To be honest, I still do it. No, not with my parents, but most definitely in certain environments I find myself in Monday-Thursday, 9-5 and weekends. (Forgive my vagueness as I'd hate to give away too much detail). **Cough**.
It is not uncommon that someone in above the mentioned environment might find me wired up with earphones securely fastened in the upright position. Please note, I did not say they were on, just that they were securely fastened.
When the music has faded and my hands scurry away at the keyboard or, you know, rolling 2000 pennies into thin paper sleeves, still I continue on. Continue on typing. Continue on rolling those pennies. Continue on pretending I don't hear you to the side of me, you to the front of me, you to the other side of me, you to the back of me, you across the way, you who just walked in, you in the office across from me, you walking past in the hallway, and all other you's in a 10 foot radius or whose voice carries at levels audible to an elephant in Ethiopia.
Speaking of which, sometimes I think I might be the elephant in Ethiopia. You know, the one who can't hear, perhaps even the one whose not listening. There are certain things in life I've tried very hard not to hear. I'm sure we all have those things.
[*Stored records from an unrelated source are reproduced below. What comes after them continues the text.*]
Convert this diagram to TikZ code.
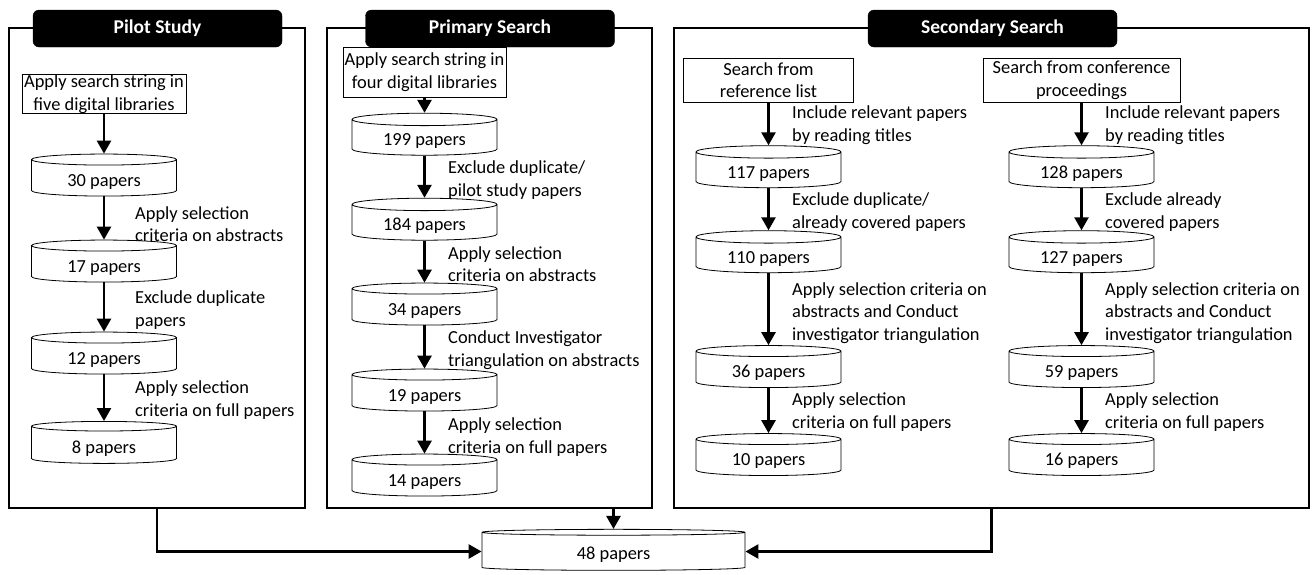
\documentclass[tikz,border=0pt]{standalone}
\usepackage{fontspec}
\setmainfont{Carlito}
\usepackage{tikz}
\usetikzlibrary{arrows.meta}
\usetikzlibrary{shapes.geometric}
\usetikzlibrary{positioning}
\tikzset{>=latex}
\tikzstyle{grp} = [draw, line width = 2.4pt, rectangle, inner sep = 0]
\tikzstyle{tab} = [draw, fill = black, text = white, rounded corners = 6pt, minimum width = 249pt, minimum height = 37pt, font = \fontsize{19.5}{22}\selectfont\bfseries]
\tikzstyle{src} = [draw, line width = 0.8pt, align = center, inner sep = 0, fill = white]
\tikzstyle{papers} = [draw, line width = 0.8pt, cylinder, shape border rotate = 90, aspect = 0.15, minimum width = 145pt, minimum height = 42pt, inner sep = 0, text height = 16pt, text depth = 0pt, fill = white]
\tikzstyle{flow} = [-{Triangle[width=14pt, length=13pt]}, line width = 2.6pt]
\tikzstyle{lbl} = [anchor = west, align = left, inner sep = 0]

\begin{document}
\begin{tikzpicture}[x=1pt, y=-1pt, font=\fontsize{18.4}{22.5}\selectfont]
\useasboundingbox (0, 0) rectangle (1312, 574);

% pilot study
\node [grp, minimum width = 296pt, minimum height = 480pt] (pilot) at (157, 268) {};
\node [tab] (pilotT) at (157.5, 28.5) {Pilot Study};
\node [src, minimum width = 164pt, minimum height = 38pt] (p0) at (104, 94) {Apply search string in\\five digital libraries};
\node [papers] (p1) at (104, 178) {30 papers};
\node [papers] (p2) at (104, 264) {17 papers};
\node [papers] (p3) at (104, 356) {12 papers};
\node [papers] (p4) at (104, 445) {8 papers};
\draw [flow] (p0) to (p1);
\draw [flow] (p1) to (p2);
\draw [flow] (p2) to (p3);
\draw [flow] (p3) to (p4);
\node [lbl] at (135, 224) {Apply selection\\criteria on abstracts};
\node [lbl] at (135, 310) {Exclude duplicate\\papers};
\node [lbl] at (135, 400) {Apply selection\\criteria on full papers};

% primary search
\node [grp, minimum width = 325pt, minimum height = 480pt] (primary) at (489.5, 268) {};
\node [tab] (primaryT) at (490, 28.5) {Primary Search};
\node [src, minimum width = 163pt, minimum height = 50pt] (q0) at (424.5, 72) {Apply search string in\\four digital libraries};
\node [papers] (q1) at (424.5, 137.5) {199 papers};
\node [papers] (q2) at (424.5, 222.5) {184 papers};
\node [papers] (q3) at (424.5, 307) {34 papers};
\node [papers] (q4) at (424.5, 393) {19 papers};
\node [papers] (q5) at (424.5, 478) {14 papers};
\draw [flow] (q0) to (q1);
\draw [flow] (q1) to (q2);
\draw [flow] (q2) to (q3);
\draw [flow] (q3) to (q4);
\draw [flow] (q4) to (q5);
\node [lbl] at (448, 180) {Exclude duplicate/\\pilot study papers};
\node [lbl] at (448, 264) {Apply selection\\criteria on abstracts};
\node [lbl] at (448, 350) {Conduct Investigator\\triangulation on abstracts};
\node [lbl] at (448, 437) {Apply selection\\criteria on full papers};

% secondary search
\node [grp, minimum width = 635pt, minimum height = 480pt] (secondary) at (991.5, 268) {};
\node [tab] (secondaryT) at (992.5, 28.5) {Secondary Search};
% reference list
\node [src, minimum width = 170pt, minimum height = 44pt] (r0) at (768.5, 80) {Search from\\reference list};
\node [papers] (r1) at (768.5, 170) {117 papers};
\node [papers] (r2) at (768.5, 255) {110 papers};
\node [papers] (r3) at (768.5, 369.5) {36 papers};
\node [papers] (r4) at (768.5, 457.5) {10 papers};
\draw [flow] (r0) to (r1);
\draw [flow] (r1) to (r2);
\draw [flow] (r2) to (r3);
\draw [flow] (r3) to (r4);
\node [lbl] at (792, 125) {Include relevant papers\\by reading titles};
\node [lbl] at (792, 212) {Exclude duplicate/\\already covered papers};
\node [lbl] at (792, 313) {Apply selection criteria on\\abstracts and Conduct\\investigator triangulation};
\node [lbl] at (792, 412) {Apply selection\\criteria on full papers};
% conference proceedings
\node [src, minimum width = 197pt, minimum height = 44pt] (c0) at (1081.5, 80) {Search from conference\\proceedings};
\node [papers] (c1) at (1081.5, 170) {128 papers};
\node [papers] (c2) at (1081.5, 255) {127 papers};
\node [papers] (c3) at (1081.5, 369.5) {59 papers};
\node [papers] (c4) at (1081.5, 457.5) {16 papers};
\draw [flow] (c0) to (c1);
\draw [flow] (c1) to (c2);
\draw [flow] (c2) to (c3);
\draw [flow] (c3) to (c4);
\node [lbl] at (1105, 125) {Include relevant papers\\by reading titles};
\node [lbl] at (1105, 212) {Exclude already\\covered papers};
\node [lbl] at (1105, 313) {Apply selection criteria on\\abstracts and Conduct\\investigator triangulation};
\node [lbl] at (1105, 412) {Apply selection\\criteria on full papers};

% total
\node [papers, aspect = 0.08, minimum width = 263pt, minimum height = 41pt] (total) at (613.5, 551.5) {48 papers};
\draw [flow] (pilot.south) |- (total.west);
\draw [flow] (primary.south -| total.north) -- (total.north);
\draw [flow] (secondary.south) |- (total.east);
\end{tikzpicture}
\end{document}
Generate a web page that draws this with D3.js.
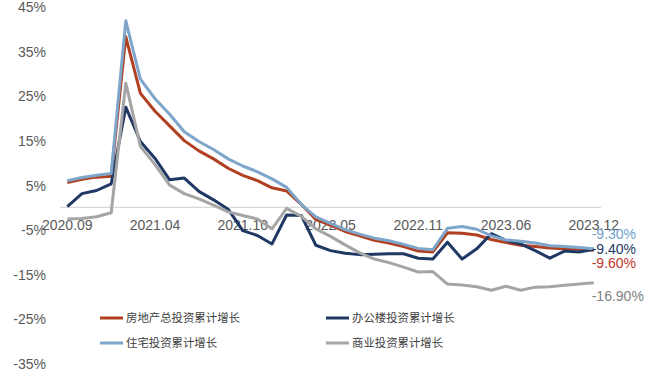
<!DOCTYPE html>
<html>
<head>
<meta charset="utf-8">
<script src="https://cdn.jsdelivr.net/npm/d3@7"></script>
<style>
  html, body { margin: 0; padding: 0; background: #fff; }
  svg { display: block; }
</style>
</head>
<body>
<div id="chart"></div>
<script>
const categories = ["2020.09","2020.10","2020.11","2020.12",
  "2021.02","2021.03","2021.04","2021.05","2021.06","2021.07","2021.08","2021.09","2021.10","2021.11","2021.12",
  "2022.02","2022.03","2022.04","2022.05","2022.06","2022.07","2022.08","2022.09","2022.10","2022.11","2022.12",
  "2023.02","2023.03","2023.04","2023.05","2023.06","2023.07","2023.08","2023.09","2023.10","2023.11","2023.12"];
const tickLabels = ["2020.09","2021.04","2021.10","2022.05","2022.11","2023.06","2023.12"];
const yTicks = [-35,-25,-15,-5,5,15,25,35,45];

const seriesNames = ["房地产总投资累计增长","办公楼投资累计增长","住宅投资累计增长","商业投资累计增长"];
const totalGrowth = [5.6,6.3,6.8,7.0, 38.3,25.6,21.6,18.3,15.0,12.7,10.9,8.8,7.2,6.0,4.4,
  3.7,0.7,-2.7,-4.0,-5.4,-6.4,-7.4,-8.0,-8.8,-9.8,-10.0,
  -5.7,-5.8,-6.2,-7.2,-7.9,-8.5,-8.8,-9.1,-9.3,-9.4,-9.6];
const officeGrowth = [0.2,3.1,3.8,5.3, 22.5,14.8,11.0,6.2,6.6,3.6,1.7,-0.4,-5.2,-6.3,-8.2,
  -1.7,-1.8,-8.5,-9.7,-10.3,-10.6,-10.5,-10.4,-10.4,-11.4,-11.6,
  -7.8,-11.6,-9.3,-5.9,-7.4,-8.2,-9.7,-11.4,-9.8,-10.0,-9.4];
const residentialGrowth = [6.0,6.7,7.2,7.6, 41.9,28.8,24.4,20.9,17.0,14.8,13.0,10.9,9.3,8.0,6.4,
  4.5,0.7,-2.1,-3.6,-5.0,-6.0,-6.9,-7.5,-8.3,-9.2,-9.5,
  -4.7,-4.3,-4.9,-6.4,-7.3,-7.6,-8.0,-8.6,-8.8,-9.0,-9.3];
const commercialGrowth = [-2.6,-2.5,-2.1,-1.2, 27.9,13.7,9.6,5.0,3.1,1.9,0.5,-1.0,-1.8,-2.6,-4.8,
  -0.2,-2.0,-4.8,-6.5,-8.4,-10.2,-11.6,-12.4,-13.4,-14.5,-14.4,
  -17.2,-17.4,-17.8,-18.6,-17.7,-18.6,-17.9,-17.8,-17.5,-17.2,-16.9];
const endLabels = ["-9.60%","-9.40%","-9.30%","-16.90%"];

const W = 652, H = 371;
const lineColors = ["#B0401F","#1F3864","#7EA6CB","#A5A5A5"];
const labelColors = ["#C0392B","#1F3864","#6F9FCB","#808080"];
const labelDy = [12.5, 0, -15, 13];
const numFont = "'Liberation Sans', Arial, sans-serif";
const cjkFont = "'Noto Sans CJK SC', 'Liberation Sans', sans-serif";

const svg = d3.select("#chart").append("svg")
  .attr("width", W).attr("height", H)
  .style("background", "#fff");

const x = d3.scaleBand().domain(categories).range([60, 601]).padding(0);
const cx = d => x(d) + x.bandwidth() / 2;
const y = d3.scaleLinear().domain([-35, 45]).range([363.3, 7]);

// Y axis labels (no axis line)
const yAxis = d3.axisLeft(y).tickValues(yTicks).tickSize(0).tickPadding(0)
  .tickFormat(d => d + "%");
const gy = svg.append("g").attr("transform", "translate(46,0)").call(yAxis);
gy.select(".domain").remove();
gy.selectAll("text").attr("font-family", numFont).attr("font-size", 14)
  .attr("fill", "#595959").attr("dy", "0.35em");

// Zero line with category labels
svg.append("line").attr("x1", 60).attr("x2", 601).attr("y1", y(0)).attr("y2", y(0))
  .attr("stroke", "#D9D9D9").attr("stroke-width", 1.2);
const xAxis = d3.axisBottom(x).tickValues(tickLabels).tickSize(0).tickPadding(0);
const gx = svg.append("g").attr("transform", `translate(0,${y(0)})`).call(xAxis);
gx.select(".domain").remove();
gx.selectAll("text").attr("font-family", numFont).attr("font-size", 14)
  .attr("fill", "#595959").attr("dy", null).attr("y", 23);

// Lines
const allSeries = [totalGrowth, officeGrowth, residentialGrowth, commercialGrowth];
const line = d3.line().x((d, i) => cx(categories[i])).y(d => y(d));
allSeries.forEach((s, k) => {
  svg.append("path").datum(s).attr("d", line)
    .attr("fill", "none").attr("stroke", lineColors[k])
    .attr("stroke-width", 3).attr("stroke-linejoin", "round");
});

// End labels
allSeries.forEach((s, k) => {
  const last = categories[categories.length - 1];
  svg.append("text")
    .attr("x", cx(last) - 2)
    .attr("y", y(s[s.length - 1]) + labelDy[k])
    .attr("dy", "0.35em")
    .attr("font-family", numFont).attr("font-size", 14)
    .attr("fill", labelColors[k])
    .text(endLabels[k]);
});

// Legend
const legendPos = [[100, 318], [326, 318], [100, 343], [326, 343]];
const legendOrder = [0, 1, 2, 3];
legendOrder.forEach((k, j) => {
  const [lx, ly] = legendPos[j];
  const g = svg.append("g");
  g.append("line").attr("x1", lx).attr("x2", lx + 23).attr("y1", ly).attr("y2", ly)
    .attr("stroke", lineColors[k]).attr("stroke-width", 3);
  g.append("text").attr("x", lx + 26).attr("y", ly).attr("dy", "0.36em")
    .attr("font-family", cjkFont).attr("font-size", 11.4).attr("fill", "#404040")
    .text(seriesNames[k]);
});
</script>
</body>
</html>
The things we ignore about ourselves, our lives, the people around us, and ultimately anything we are in denial about.
Denial is a funny thing. We all do it. And the worst part is we know when we're doing it. I think I might be doing it. Or rather, I've been doing it. We all fight different battles, but maybe it's time to accept reality and stop fighting it.
Why is it so scary to live in reality sometimes? I've got the whole "down to earth" thing down (humility, not so much), so perhaps the issue is needing to stop making things make sense to me, on this earth. Maybe reality is much bigger than that.
What reality are you ignoring? I'll tell you mine if you tell me yours-maybe.